--- Start ---

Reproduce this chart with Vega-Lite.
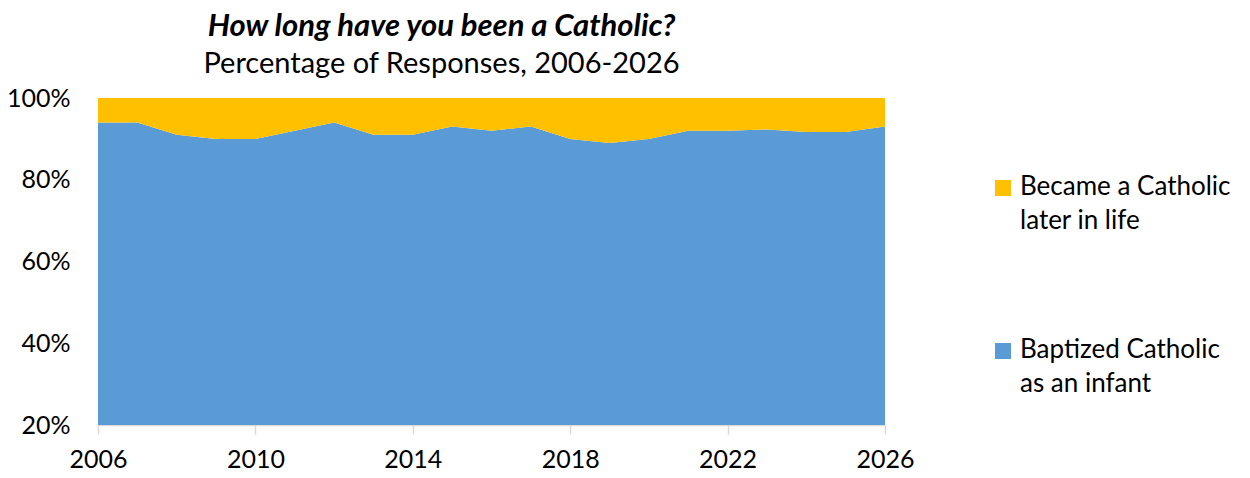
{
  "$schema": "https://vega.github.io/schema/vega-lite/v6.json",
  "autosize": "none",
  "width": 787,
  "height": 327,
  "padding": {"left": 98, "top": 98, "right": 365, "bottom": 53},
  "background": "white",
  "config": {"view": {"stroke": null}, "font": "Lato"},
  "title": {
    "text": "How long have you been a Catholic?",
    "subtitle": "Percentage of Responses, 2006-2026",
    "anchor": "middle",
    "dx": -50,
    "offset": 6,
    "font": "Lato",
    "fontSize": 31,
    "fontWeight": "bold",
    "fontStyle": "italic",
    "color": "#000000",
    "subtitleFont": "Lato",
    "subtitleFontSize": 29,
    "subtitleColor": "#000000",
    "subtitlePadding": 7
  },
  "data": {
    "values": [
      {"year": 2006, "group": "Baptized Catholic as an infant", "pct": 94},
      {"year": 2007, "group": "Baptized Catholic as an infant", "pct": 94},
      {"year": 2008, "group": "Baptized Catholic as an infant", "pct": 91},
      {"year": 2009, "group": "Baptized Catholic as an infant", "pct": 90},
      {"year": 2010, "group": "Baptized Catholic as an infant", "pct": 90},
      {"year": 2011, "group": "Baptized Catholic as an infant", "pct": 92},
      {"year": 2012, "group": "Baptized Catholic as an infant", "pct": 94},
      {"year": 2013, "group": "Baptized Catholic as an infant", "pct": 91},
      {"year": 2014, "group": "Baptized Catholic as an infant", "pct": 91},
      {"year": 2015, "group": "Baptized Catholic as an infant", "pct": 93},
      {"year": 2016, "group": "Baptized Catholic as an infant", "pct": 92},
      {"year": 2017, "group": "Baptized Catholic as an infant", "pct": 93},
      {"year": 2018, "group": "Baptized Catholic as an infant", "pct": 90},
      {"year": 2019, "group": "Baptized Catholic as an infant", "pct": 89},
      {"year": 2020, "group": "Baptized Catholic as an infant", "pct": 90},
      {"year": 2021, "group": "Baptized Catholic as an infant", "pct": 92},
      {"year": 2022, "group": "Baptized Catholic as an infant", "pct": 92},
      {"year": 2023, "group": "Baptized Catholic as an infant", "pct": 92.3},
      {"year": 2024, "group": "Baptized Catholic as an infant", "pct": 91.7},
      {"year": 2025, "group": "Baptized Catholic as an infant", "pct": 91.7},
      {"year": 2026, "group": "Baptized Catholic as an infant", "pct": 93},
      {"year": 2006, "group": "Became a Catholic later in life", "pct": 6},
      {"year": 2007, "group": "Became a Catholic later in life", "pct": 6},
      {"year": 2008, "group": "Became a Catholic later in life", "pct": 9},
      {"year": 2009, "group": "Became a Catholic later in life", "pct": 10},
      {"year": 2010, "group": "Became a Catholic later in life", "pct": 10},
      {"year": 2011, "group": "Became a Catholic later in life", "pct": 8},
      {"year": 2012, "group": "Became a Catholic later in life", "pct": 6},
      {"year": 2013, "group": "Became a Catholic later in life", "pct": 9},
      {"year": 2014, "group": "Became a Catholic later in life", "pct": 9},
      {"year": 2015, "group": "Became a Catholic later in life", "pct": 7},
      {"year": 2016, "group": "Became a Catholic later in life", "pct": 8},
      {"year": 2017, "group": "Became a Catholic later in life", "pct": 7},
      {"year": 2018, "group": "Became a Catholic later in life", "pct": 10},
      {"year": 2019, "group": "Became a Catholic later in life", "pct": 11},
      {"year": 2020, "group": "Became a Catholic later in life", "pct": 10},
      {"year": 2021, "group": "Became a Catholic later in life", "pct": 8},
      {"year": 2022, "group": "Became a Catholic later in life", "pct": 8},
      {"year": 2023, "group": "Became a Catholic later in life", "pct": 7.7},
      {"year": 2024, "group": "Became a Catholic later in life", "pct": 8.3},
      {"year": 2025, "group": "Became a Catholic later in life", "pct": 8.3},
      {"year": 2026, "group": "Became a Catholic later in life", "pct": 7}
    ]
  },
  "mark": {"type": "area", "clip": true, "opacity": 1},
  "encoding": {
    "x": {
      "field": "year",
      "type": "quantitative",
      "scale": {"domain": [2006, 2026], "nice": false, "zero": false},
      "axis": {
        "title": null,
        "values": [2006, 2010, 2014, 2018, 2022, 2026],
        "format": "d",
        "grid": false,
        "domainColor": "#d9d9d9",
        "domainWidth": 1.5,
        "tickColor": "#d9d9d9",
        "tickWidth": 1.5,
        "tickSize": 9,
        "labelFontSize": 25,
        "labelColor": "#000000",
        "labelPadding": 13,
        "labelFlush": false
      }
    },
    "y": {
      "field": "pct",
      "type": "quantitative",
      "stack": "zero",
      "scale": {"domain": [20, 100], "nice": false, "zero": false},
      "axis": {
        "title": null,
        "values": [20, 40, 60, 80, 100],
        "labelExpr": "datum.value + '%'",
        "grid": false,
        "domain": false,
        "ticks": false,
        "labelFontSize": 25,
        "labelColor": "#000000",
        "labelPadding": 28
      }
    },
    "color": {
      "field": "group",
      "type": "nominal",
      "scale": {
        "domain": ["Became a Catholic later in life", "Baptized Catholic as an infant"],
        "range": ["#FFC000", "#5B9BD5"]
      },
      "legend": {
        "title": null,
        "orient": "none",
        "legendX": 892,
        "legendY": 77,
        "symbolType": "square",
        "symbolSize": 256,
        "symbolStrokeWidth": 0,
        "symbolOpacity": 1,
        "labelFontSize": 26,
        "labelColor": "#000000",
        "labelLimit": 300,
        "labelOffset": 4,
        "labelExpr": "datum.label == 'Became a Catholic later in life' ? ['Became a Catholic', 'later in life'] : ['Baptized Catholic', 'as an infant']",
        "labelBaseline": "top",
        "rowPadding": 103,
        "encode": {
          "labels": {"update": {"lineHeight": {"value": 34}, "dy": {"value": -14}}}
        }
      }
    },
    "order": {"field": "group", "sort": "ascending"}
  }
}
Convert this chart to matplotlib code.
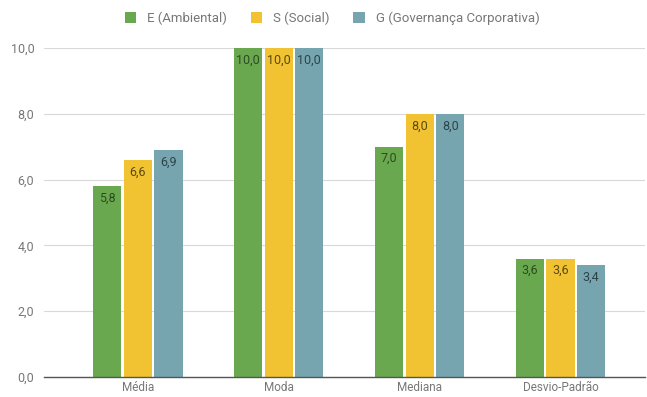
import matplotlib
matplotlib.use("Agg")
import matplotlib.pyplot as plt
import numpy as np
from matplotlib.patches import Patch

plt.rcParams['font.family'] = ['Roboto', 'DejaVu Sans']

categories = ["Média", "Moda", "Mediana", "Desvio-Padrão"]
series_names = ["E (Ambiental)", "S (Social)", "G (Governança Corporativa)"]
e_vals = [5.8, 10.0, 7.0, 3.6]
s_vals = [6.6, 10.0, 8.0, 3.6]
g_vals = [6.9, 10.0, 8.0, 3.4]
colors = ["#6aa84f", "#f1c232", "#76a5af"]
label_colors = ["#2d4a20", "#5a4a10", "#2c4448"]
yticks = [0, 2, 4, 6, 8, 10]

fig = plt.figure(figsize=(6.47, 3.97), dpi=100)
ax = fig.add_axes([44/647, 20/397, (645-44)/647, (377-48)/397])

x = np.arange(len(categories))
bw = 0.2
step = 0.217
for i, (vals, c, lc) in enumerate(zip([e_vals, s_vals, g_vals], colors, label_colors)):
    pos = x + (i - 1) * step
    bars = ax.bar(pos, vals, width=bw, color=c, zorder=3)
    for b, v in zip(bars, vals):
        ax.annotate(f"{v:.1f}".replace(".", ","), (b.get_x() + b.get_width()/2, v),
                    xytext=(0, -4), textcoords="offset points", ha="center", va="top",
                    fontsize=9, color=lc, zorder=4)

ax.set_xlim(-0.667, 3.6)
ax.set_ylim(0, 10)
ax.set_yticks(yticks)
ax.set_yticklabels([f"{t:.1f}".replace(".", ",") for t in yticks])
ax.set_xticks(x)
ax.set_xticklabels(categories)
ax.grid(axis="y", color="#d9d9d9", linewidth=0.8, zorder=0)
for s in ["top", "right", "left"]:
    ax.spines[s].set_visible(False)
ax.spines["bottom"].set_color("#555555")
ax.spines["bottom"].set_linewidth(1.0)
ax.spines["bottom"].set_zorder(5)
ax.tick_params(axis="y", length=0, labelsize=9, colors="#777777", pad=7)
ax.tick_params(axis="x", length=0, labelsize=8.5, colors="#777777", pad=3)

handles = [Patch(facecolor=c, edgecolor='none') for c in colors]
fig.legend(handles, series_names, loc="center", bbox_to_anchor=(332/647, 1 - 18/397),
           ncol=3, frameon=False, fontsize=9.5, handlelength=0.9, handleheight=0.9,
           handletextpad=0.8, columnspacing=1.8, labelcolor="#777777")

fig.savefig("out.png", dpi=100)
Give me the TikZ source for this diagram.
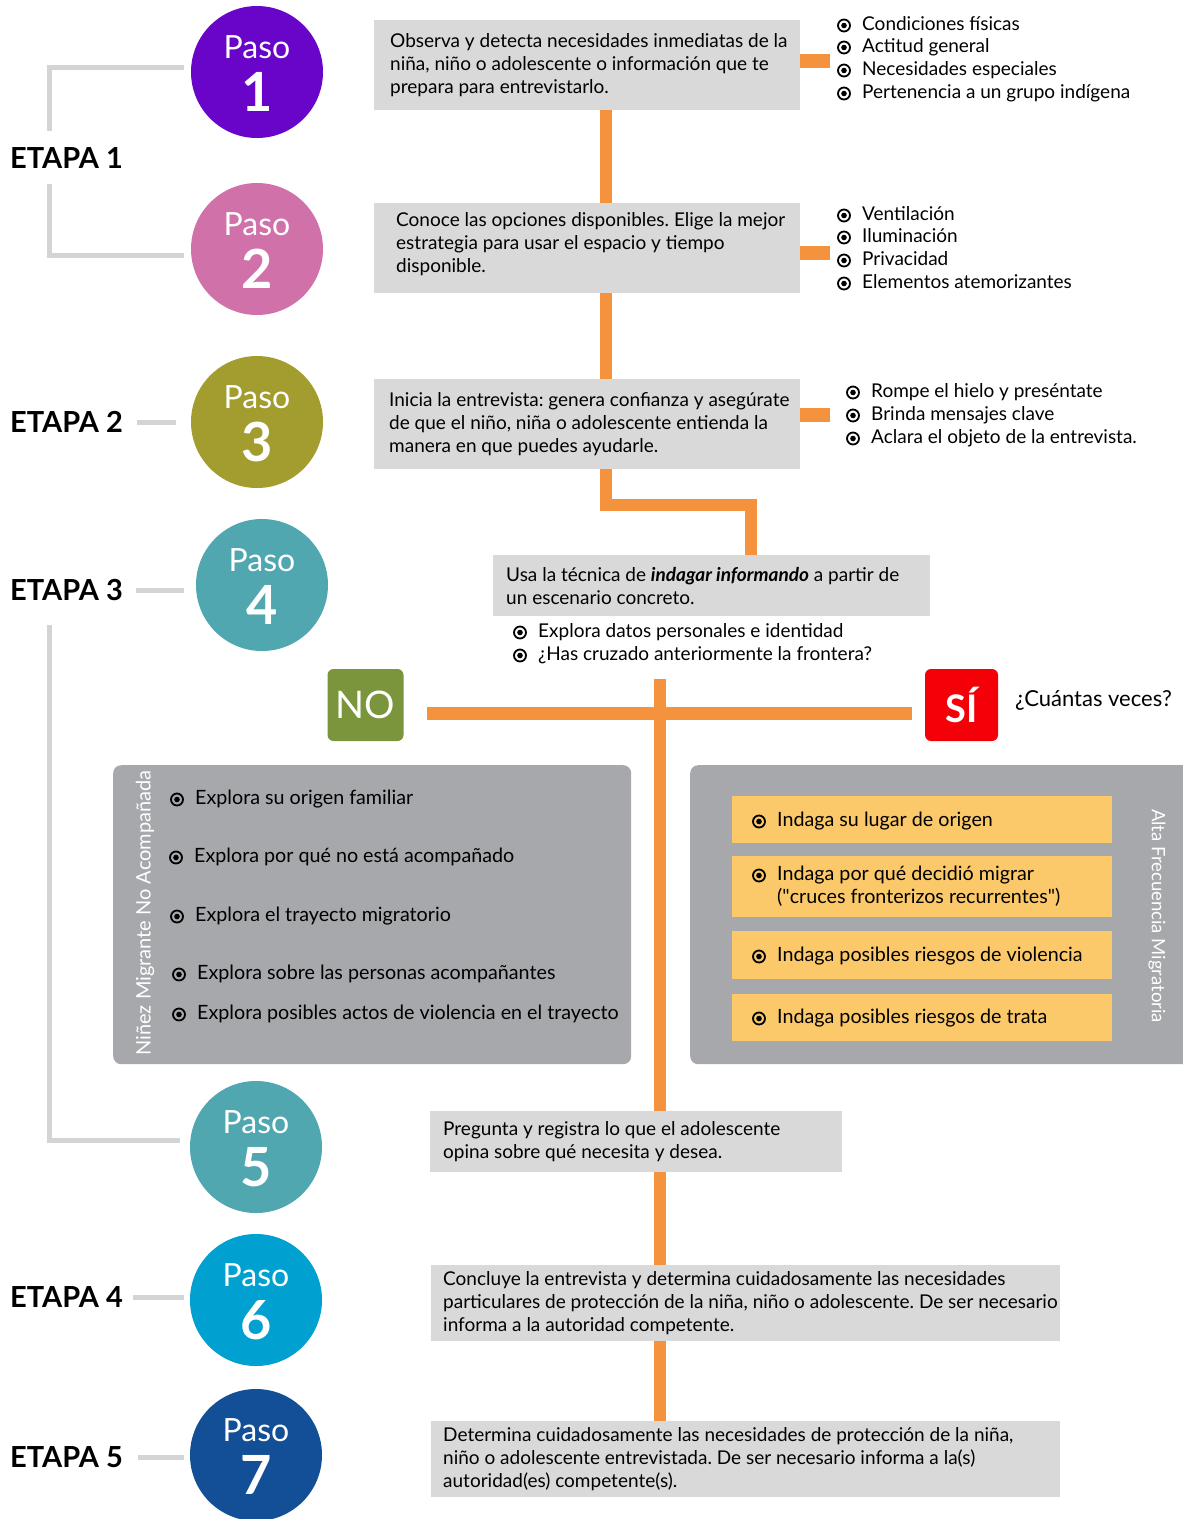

--- End ---

Aim: Only the lines from "Convert this chart to matplotlib code." through "fontsize=9, color=lc, zorder=4)" should appear in your output, copied exactly with both end lines, and with no pictures.

Exercise output:
Convert this chart to matplotlib code.
import matplotlib
matplotlib.use("Agg")
import matplotlib.pyplot as plt
import numpy as np
from matplotlib.patches import Patch

plt.rcParams['font.family'] = ['Roboto', 'DejaVu Sans']

categories = ["Média", "Moda", "Mediana", "Desvio-Padrão"]
series_names = ["E (Ambiental)", "S (Social)", "G (Governança Corporativa)"]
e_vals = [5.8, 10.0, 7.0, 3.6]
s_vals = [6.6, 10.0, 8.0, 3.6]
g_vals = [6.9, 10.0, 8.0, 3.4]
colors = ["#6aa84f", "#f1c232", "#76a5af"]
label_colors = ["#2d4a20", "#5a4a10", "#2c4448"]
yticks = [0, 2, 4, 6, 8, 10]

fig = plt.figure(figsize=(6.47, 3.97), dpi=100)
ax = fig.add_axes([44/647, 20/397, (645-44)/647, (377-48)/397])

x = np.arange(len(categories))
bw = 0.2
step = 0.217
for i, (vals, c, lc) in enumerate(zip([e_vals, s_vals, g_vals], colors, label_colors)):
    pos = x + (i - 1) * step
    bars = ax.bar(pos, vals, width=bw, color=c, zorder=3)
    for b, v in zip(bars, vals):
        ax.annotate(f"{v:.1f}".replace(".", ","), (b.get_x() + b.get_width()/2, v),
                    xytext=(0, -4), textcoords="offset points", ha="center", va="top",
                    fontsize=9, color=lc, zorder=4)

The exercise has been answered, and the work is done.